The mitochondria in a cell do fuse from time to time. I suggest that they do indeed destroy or repair mutated mtDNA strands while fused. Fusing is perhaps a bacterial behaviour inherited from their bacterial ancestors, which swapped or donated sections of DNA through conjugation tubes. Nature is a great opportunist, and might have adapted the conjugating behaviour of the bacterial ancestor, in which one bacterium could donate a mutant gene to another bacterium, to similar behaviour in fused mitochondria, in which mutant mitochondrial DNA was not donated but revealed or exposed and got rid of.

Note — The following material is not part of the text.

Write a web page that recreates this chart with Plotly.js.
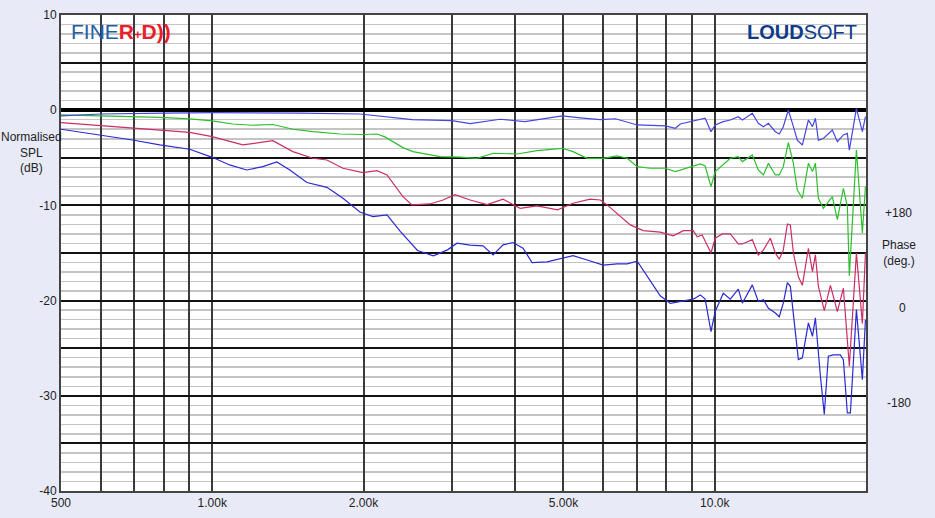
<!DOCTYPE html>
<html>
<head>
<meta charset="utf-8">
<script src="https://cdn.plot.ly/plotly-3.0.1.min.js"></script>
<style>
html,body{margin:0;padding:0;background:#e8eaf8;}
#chart{width:935px;height:518px;}
</style>
</head>
<body>
<div id="chart"></div>
<script>
// ---- Data (Hz, dB) ----
const freqA = [500,600,800,1000,1500,1970,2500,3000,3260,3740,4190,4970,5400,5920,6340,7010,7970,8350,8540,9060,9360,9570,9830,10020,10400,10740,11140,11350,11880,12210,12500,12790,13200,13440,13690,14010,14340,14600,14940,15360,15650,15860,16080,16450,17140,17540,18030,18360,18530,19140,19670,19950];
const splA  = [-0.6,-0.4,-0.3,-0.25,-0.3,-0.4,-1.0,-1.1,-1.4,-0.95,-1.2,-0.6,-0.8,-1.0,-0.9,-1.55,-1.65,-1.9,-1.45,-1.1,-0.96,-0.85,-2.26,-1.55,-1.2,-1.03,-0.68,-1.03,-0.33,-1.38,-1.73,-1.38,-2.26,-2.5,-1.73,0.02,-1.73,-3.15,-3.66,-1.03,-1.73,-0.85,-3.15,-2.97,-2.08,-3.3,-2.6,-2.43,-4.2,0.2,-2.26,-0.68];

const freqB = [500,597,786,902,1000,1099,1204,1320,1447,1586,1795,1994,2127,2206,2396,2508,2840,3112,3365,3622,4044,4430,4970,5224,5572,5998,6394,6694,7010,7438,7970,8350,8540,9060,9360,9570,9830,10020,10400,10740,11140,11350,11880,12210,12500,12790,13200,13440,13690,14010,14340,14600,14940,15360,15650,15860,16080,16450,17140,17540,18030,18360,18530,19140,19670,19950];
const splB  = [-0.5,-0.57,-0.75,-0.92,-1.13,-1.45,-1.58,-1.5,-2.0,-2.25,-2.5,-2.55,-2.5,-2.8,-3.93,-4.35,-4.87,-4.93,-5.05,-4.52,-4.6,-4.25,-4.0,-4.35,-5.05,-5.05,-4.8,-5.05,-5.93,-6.1,-6.1,-6.45,-6.28,-5.86,-5.65,-5.86,-8.03,-6.45,-5.75,-5.05,-4.88,-5.4,-4.7,-6.28,-6.8,-5.58,-6.8,-6.8,-5.93,-3.41,-5.58,-8.38,-9.25,-5.58,-6.45,-5.58,-9.25,-10.3,-9.08,-11.5,-8.2,-10.1,-17.4,-4.18,-12.9,-8.03];

const freqC = [500,597,694,786,902,1000,1150,1320,1447,1586,1691,1820,1994,2127,2227,2396,2497,2713,2879,3042,3260,3524,3791,4099,4430,4868,5224,5649,5920,6107,6790,7205,7790,8270,8660,9060,9230,9440,9830,10020,10350,10740,11140,11350,11880,12210,12500,12900,13200,13440,13690,13950,14140,14340,14670,14940,15360,15650,15860,16080,16520,16990,17540,18030,18530,19140,19670,19950];
const splC  = [-1.31,-1.63,-1.9,-2.08,-2.32,-2.78,-3.65,-3.2,-4.35,-5.05,-5.23,-6.1,-6.56,-6.35,-6.8,-9.08,-9.95,-9.85,-9.43,-8.87,-9.43,-9.92,-9.35,-10.3,-10.05,-10.47,-9.77,-9.35,-9.43,-9.95,-12.05,-12.65,-12.8,-13.2,-12.65,-12.65,-13.3,-13.1,-15.0,-13.45,-13.0,-13.0,-14.05,-14.05,-13.6,-15.2,-14.7,-13.45,-15.0,-15.65,-14.7,-11.95,-12.05,-15.0,-17.5,-18.4,-14.5,-16.95,-15.2,-18.5,-21.05,-18.4,-21.15,-18.7,-26.9,-15.0,-22.4,-15.0];

const freqD = [500,597,694,786,902,1000,1083,1171,1261,1344,1427,1543,1691,1820,1967,2088,2227,2369,2561,2755,2939,3070,3260,3458,3622,3791,3968,4154,4330,4638,4991,5224,5572,5998,6394,6694,7010,7438,7790,8155,8540,9060,9360,9570,9830,10020,10400,10740,11140,11350,11880,12210,12500,12790,13200,13440,13690,13950,14140,14340,14670,14940,15360,15650,15860,16230,16520,16830,17220,17780,18030,18360,18620,19140,19670,19950];
const splD  = [-2.0,-2.6,-3.13,-3.65,-4.1,-4.95,-5.75,-6.28,-5.93,-5.43,-6.28,-7.6,-8.1,-9.25,-10.7,-11.17,-11.0,-12.75,-14.74,-15.3,-14.67,-13.97,-14.18,-14.25,-15.2,-14.15,-13.9,-14.5,-16.0,-15.93,-15.55,-15.27,-15.73,-16.28,-16.14,-16.14,-15.86,-17.83,-19.5,-20.3,-20.1,-19.85,-19.4,-19.85,-23.25,-21.15,-19.22,-19.85,-18.8,-20.27,-18.35,-20.1,-19.9,-20.8,-21.3,-21.7,-20.27,-18.1,-18.5,-21.7,-26.2,-26.0,-22.35,-23.75,-21.8,-27.95,-31.95,-25.85,-25.7,-25.7,-26.2,-31.8,-31.8,-20.95,-28.3,-22.0];

const xTickVals = [500,600,700,800,900,1000,2000,3000,4000,5000,6000,7000,8000,9000,10000];
const xTickText = ['500','','','','','1.00k','2.00k','','','5.00k','','','','','10.0k'];
const yTickVals = [-40,-35,-30,-25,-20,-15,-10,-5,0,5,10];
const yTickText = ['-40','','-30','','-20','','-10','','0','','10'];

const colors = ['#4646e0','#2cbf2c','#cc2c68','#2a2ad2'];

function tr(x,y,c){
  return {x:x,y:y,type:'scatter',mode:'lines',line:{color:c,width:1.2},hoverinfo:'skip',showlegend:false};
}
const data = [tr(freqD,splD,colors[3]),tr(freqC,splC,colors[2]),tr(freqB,splB,colors[1]),tr(freqA,splA,colors[0])];

const PL = 61, PW = 805;
function px(p){return (p-PL)/PW;}

const layout = {
  width:935,height:518,
  margin:{l:61,r:69,t:15,b:27,pad:0},
  paper_bgcolor:'#e8eaf8',
  plot_bgcolor:'#ffffff',
  font:{family:'Liberation Sans, Arial, sans-serif',size:12,color:'#222'},
  xaxis:{type:'log',range:[Math.log10(500),Math.log10(20000)],
    tickmode:'array',tickvals:xTickVals,ticktext:xTickText,
    showgrid:true,gridcolor:'#3a3a3a',gridwidth:2,
    ticks:'',showline:true,mirror:true,linecolor:'#444',linewidth:2,
    zeroline:false,tickfont:{size:12,color:'#222'}},
  yaxis:{range:[-40,10],tickmode:'array',tickvals:yTickVals,ticktext:yTickText,
    showgrid:true,gridcolor:'#111',gridwidth:2,
    minor:{dtick:1,showgrid:true,gridcolor:'#c4c4c4',gridwidth:1.5,ticks:''},
    zeroline:true,zerolinecolor:'#000',zerolinewidth:4,
    ticks:'',showline:true,mirror:true,linecolor:'#444',linewidth:2,
    tickfont:{size:12,color:'#222'}},
  annotations:[
    {xref:'paper',yref:'paper',x:px(31),y:(491-152)/476,text:'Normalised<br>SPL<br>(dB)',showarrow:false,xanchor:'center',yanchor:'middle',font:{size:12,color:'#222'}},
    {xref:'paper',yref:'paper',x:px(899),y:(491-213)/476,text:'+180',showarrow:false,xanchor:'center',yanchor:'middle',font:{size:12,color:'#222'}},
    {xref:'paper',yref:'paper',x:px(899),y:(491-253)/476,text:'Phase<br>(deg.)',showarrow:false,xanchor:'center',yanchor:'middle',font:{size:12,color:'#222'}},
    {xref:'paper',yref:'paper',x:px(902),y:(491-308)/476,text:'0',showarrow:false,xanchor:'center',yanchor:'middle',font:{size:12,color:'#222'}},
    {xref:'paper',yref:'paper',x:px(899),y:(491-403)/476,text:'-180',showarrow:false,xanchor:'center',yanchor:'middle',font:{size:12,color:'#222'}},
    {xref:'paper',yref:'paper',x:px(69),y:(491-32)/476,xanchor:'left',yanchor:'middle',showarrow:false,
      text:"<span style='color:#1e5ea8'>FINE</span><b><span style='color:#ee1c2a'>R<span style='font-size:13px'>+</span>D))</span></b>",
      font:{size:21,family:'Liberation Sans, Arial, sans-serif'}},
    {xref:'paper',yref:'paper',x:px(859),y:(491-32)/476,xanchor:'right',yanchor:'middle',showarrow:false,
      text:"<b>LOUD</b>SOFT",font:{size:20,color:'#0e3a8a',family:'Liberation Sans, Arial, sans-serif'}}
  ]
};
Plotly.newPlot('chart',data,layout,{staticPlot:true,displayModeBar:false});
</script>
</body>
</html>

This [hypothetical] process of correcting mutations to mtDNA while the mitochondria of a cell are fused might interfere with the vital energy-converting function of the mitochondria. I suggest that an animal would evolve so that its cells did it only as often as necessary. And I suggest that something in the evolution of humans, perhaps the acquisition of language and abstract thought, and the great need that this created for perfect functioning of the brain cells over a period of many years, caused humans to correct mutations to their mtDNA much more effectively and rigorously than chimpanzees, and that this is done in all human cells, not just brain cells. Alternatively, the mitochondria might be involved in brain function in humans in a more complicated way than in other animals, and this might cause them to behave in the way I have outlined above. I shall write about this possibility in another article.)